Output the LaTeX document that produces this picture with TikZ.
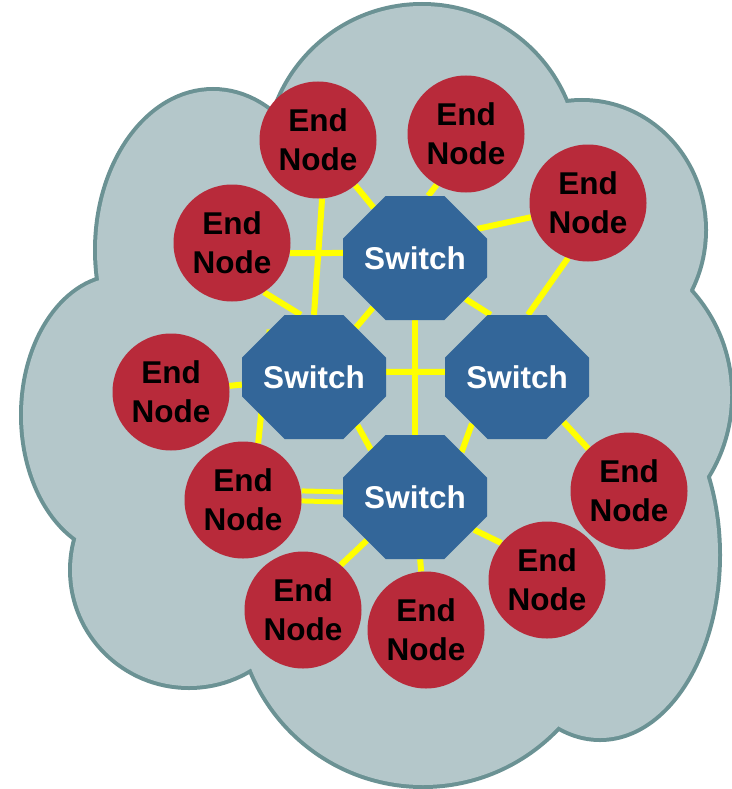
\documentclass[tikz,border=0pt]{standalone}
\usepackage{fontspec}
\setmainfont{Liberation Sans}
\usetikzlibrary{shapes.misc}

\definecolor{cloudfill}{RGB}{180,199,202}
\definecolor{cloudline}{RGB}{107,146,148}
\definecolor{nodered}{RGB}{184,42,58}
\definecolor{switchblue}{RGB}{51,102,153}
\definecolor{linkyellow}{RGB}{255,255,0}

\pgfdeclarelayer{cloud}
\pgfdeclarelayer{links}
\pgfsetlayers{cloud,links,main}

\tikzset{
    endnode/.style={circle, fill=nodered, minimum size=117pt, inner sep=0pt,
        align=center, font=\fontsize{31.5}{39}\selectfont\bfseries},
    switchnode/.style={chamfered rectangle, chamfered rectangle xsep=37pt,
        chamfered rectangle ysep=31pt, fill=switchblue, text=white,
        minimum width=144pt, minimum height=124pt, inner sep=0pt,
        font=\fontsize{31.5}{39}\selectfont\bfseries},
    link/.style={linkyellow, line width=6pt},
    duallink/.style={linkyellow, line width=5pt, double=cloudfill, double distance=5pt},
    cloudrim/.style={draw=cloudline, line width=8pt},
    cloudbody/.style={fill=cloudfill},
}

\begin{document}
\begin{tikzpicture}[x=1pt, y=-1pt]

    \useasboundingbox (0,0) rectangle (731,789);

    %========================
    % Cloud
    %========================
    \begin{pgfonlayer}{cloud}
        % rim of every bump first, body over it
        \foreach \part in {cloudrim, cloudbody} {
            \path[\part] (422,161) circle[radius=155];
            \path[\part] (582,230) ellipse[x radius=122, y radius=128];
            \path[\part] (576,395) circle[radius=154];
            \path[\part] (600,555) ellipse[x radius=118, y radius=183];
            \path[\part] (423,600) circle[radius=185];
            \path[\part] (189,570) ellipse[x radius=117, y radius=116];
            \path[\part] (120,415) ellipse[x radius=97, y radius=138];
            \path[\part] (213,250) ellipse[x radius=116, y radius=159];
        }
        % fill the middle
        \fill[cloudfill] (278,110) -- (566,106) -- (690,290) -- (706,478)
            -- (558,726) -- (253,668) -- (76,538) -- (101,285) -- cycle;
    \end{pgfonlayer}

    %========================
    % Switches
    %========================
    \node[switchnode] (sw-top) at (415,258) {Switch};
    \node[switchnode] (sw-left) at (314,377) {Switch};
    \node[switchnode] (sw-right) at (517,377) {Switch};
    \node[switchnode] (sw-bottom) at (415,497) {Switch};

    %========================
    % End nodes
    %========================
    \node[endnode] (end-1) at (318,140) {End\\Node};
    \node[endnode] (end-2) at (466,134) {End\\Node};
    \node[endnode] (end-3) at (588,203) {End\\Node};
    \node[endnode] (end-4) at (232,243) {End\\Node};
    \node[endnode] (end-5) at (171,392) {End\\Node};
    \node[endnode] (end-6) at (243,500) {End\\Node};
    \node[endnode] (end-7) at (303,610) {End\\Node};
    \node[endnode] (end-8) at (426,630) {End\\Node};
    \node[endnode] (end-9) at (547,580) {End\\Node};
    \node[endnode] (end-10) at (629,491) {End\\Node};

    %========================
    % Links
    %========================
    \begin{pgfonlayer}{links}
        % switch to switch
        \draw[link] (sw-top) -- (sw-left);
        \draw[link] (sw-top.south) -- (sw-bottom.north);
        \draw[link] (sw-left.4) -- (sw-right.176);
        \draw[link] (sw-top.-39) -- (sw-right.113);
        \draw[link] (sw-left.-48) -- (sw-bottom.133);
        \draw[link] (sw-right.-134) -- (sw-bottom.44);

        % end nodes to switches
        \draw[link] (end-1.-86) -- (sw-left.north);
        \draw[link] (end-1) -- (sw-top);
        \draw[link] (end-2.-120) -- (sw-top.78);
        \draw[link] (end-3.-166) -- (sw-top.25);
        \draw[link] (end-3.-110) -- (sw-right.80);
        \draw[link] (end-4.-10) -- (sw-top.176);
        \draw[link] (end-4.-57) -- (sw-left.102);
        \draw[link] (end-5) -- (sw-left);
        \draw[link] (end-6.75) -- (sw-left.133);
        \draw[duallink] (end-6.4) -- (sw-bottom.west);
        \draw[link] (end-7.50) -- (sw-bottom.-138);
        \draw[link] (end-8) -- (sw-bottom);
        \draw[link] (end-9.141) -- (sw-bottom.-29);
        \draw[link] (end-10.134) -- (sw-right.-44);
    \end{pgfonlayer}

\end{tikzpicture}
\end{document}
○ ○ ○ ○
» **WORK TO DO**: From the material above, reproduce everything verbatim except the pictures.

» **EXERCISE RESPONSE**:
Output the LaTeX document that produces this picture with TikZ.
\documentclass[tikz,border=0pt]{standalone}
\usepackage{fontspec}
\setmainfont{Liberation Sans}
\usetikzlibrary{shapes.misc}

\definecolor{cloudfill}{RGB}{180,199,202}
\definecolor{cloudline}{RGB}{107,146,148}
\definecolor{nodered}{RGB}{184,42,58}
\definecolor{switchblue}{RGB}{51,102,153}
\definecolor{linkyellow}{RGB}{255,255,0}

\pgfdeclarelayer{cloud}
\pgfdeclarelayer{links}
\pgfsetlayers{cloud,links,main}

\tikzset{
    endnode/.style={circle, fill=nodered, minimum size=117pt, inner sep=0pt,
        align=center, font=\fontsize{31.5}{39}\selectfont\bfseries},
    switchnode/.style={chamfered rectangle, chamfered rectangle xsep=37pt,
        chamfered rectangle ysep=31pt, fill=switchblue, text=white,
        minimum width=144pt, minimum height=124pt, inner sep=0pt,
        font=\fontsize{31.5}{39}\selectfont\bfseries},
    link/.style={linkyellow, line width=6pt},
    duallink/.style={linkyellow, line width=5pt, double=cloudfill, double distance=5pt},
    cloudrim/.style={draw=cloudline, line width=8pt},
    cloudbody/.style={fill=cloudfill},
}

\begin{document}
\begin{tikzpicture}[x=1pt, y=-1pt]

    \useasboundingbox (0,0) rectangle (731,789);

    %========================
    % Cloud
    %========================
    \begin{pgfonlayer}{cloud}
        % rim of every bump first, body over it
        \foreach \part in {cloudrim, cloudbody} {
            \path[\part] (422,161) circle[radius=155];
            \path[\part] (582,230) ellipse[x radius=122, y radius=128];
            \path[\part] (576,395) circle[radius=154];
            \path[\part] (600,555) ellipse[x radius=118, y radius=183];
            \path[\part] (423,600) circle[radius=185];
            \path[\part] (189,570) ellipse[x radius=117, y radius=116];
            \path[\part] (120,415) ellipse[x radius=97, y radius=138];
            \path[\part] (213,250) ellipse[x radius=116, y radius=159];
        }
        % fill the middle
        \fill[cloudfill] (278,110) -- (566,106) -- (690,290) -- (706,478)
            -- (558,726) -- (253,668) -- (76,538) -- (101,285) -- cycle;
    \end{pgfonlayer}

    %========================
    % Switches
    %========================
    \node[switchnode] (sw-top) at (415,258) {Switch};
    \node[switchnode] (sw-left) at (314,377) {Switch};
    \node[switchnode] (sw-right) at (517,377) {Switch};
    \node[switchnode] (sw-bottom) at (415,497) {Switch};

    %========================
    % End nodes
    %========================
    \node[endnode] (end-1) at (318,140) {End\\Node};
    \node[endnode] (end-2) at (466,134) {End\\Node};
    \node[endnode] (end-3) at (588,203) {End\\Node};
    \node[endnode] (end-4) at (232,243) {End\\Node};
    \node[endnode] (end-5) at (171,392) {End\\Node};
    \node[endnode] (end-6) at (243,500) {End\\Node};
    \node[endnode] (end-7) at (303,610) {End\\Node};
    \node[endnode] (end-8) at (426,630) {End\\Node};
    \node[endnode] (end-9) at (547,580) {End\\Node};
    \node[endnode] (end-10) at (629,491) {End\\Node};

    %========================
    % Links
    %========================
    \begin{pgfonlayer}{links}
        % switch to switch
        \draw[link] (sw-top) -- (sw-left);
        \draw[link] (sw-top.south) -- (sw-bottom.north);
        \draw[link] (sw-left.4) -- (sw-right.176);
        \draw[link] (sw-top.-39) -- (sw-right.113);
        \draw[link] (sw-left.-48) -- (sw-bottom.133);
        \draw[link] (sw-right.-134) -- (sw-bottom.44);

        % end nodes to switches
        \draw[link] (end-1.-86) -- (sw-left.north);
        \draw[link] (end-1) -- (sw-top);
        \draw[link] (end-2.-120) -- (sw-top.78);
        \draw[link] (end-3.-166) -- (sw-top.25);
        \draw[link] (end-3.-110) -- (sw-right.80);
        \draw[link] (end-4.-10) -- (sw-top.176);
        \draw[link] (end-4.-57) -- (sw-left.102);
        \draw[link] (end-5) -- (sw-left);
        \draw[link] (end-6.75) -- (sw-left.133);
        \draw[duallink] (end-6.4) -- (sw-bottom.west);
        \draw[link] (end-7.50) -- (sw-bottom.-138);
        \draw[link] (end-8) -- (sw-bottom);
        \draw[link] (end-9.141) -- (sw-bottom.-29);
        \draw[link] (end-10.134) -- (sw-right.-44);
    \end{pgfonlayer}

\end{tikzpicture}
\end{document}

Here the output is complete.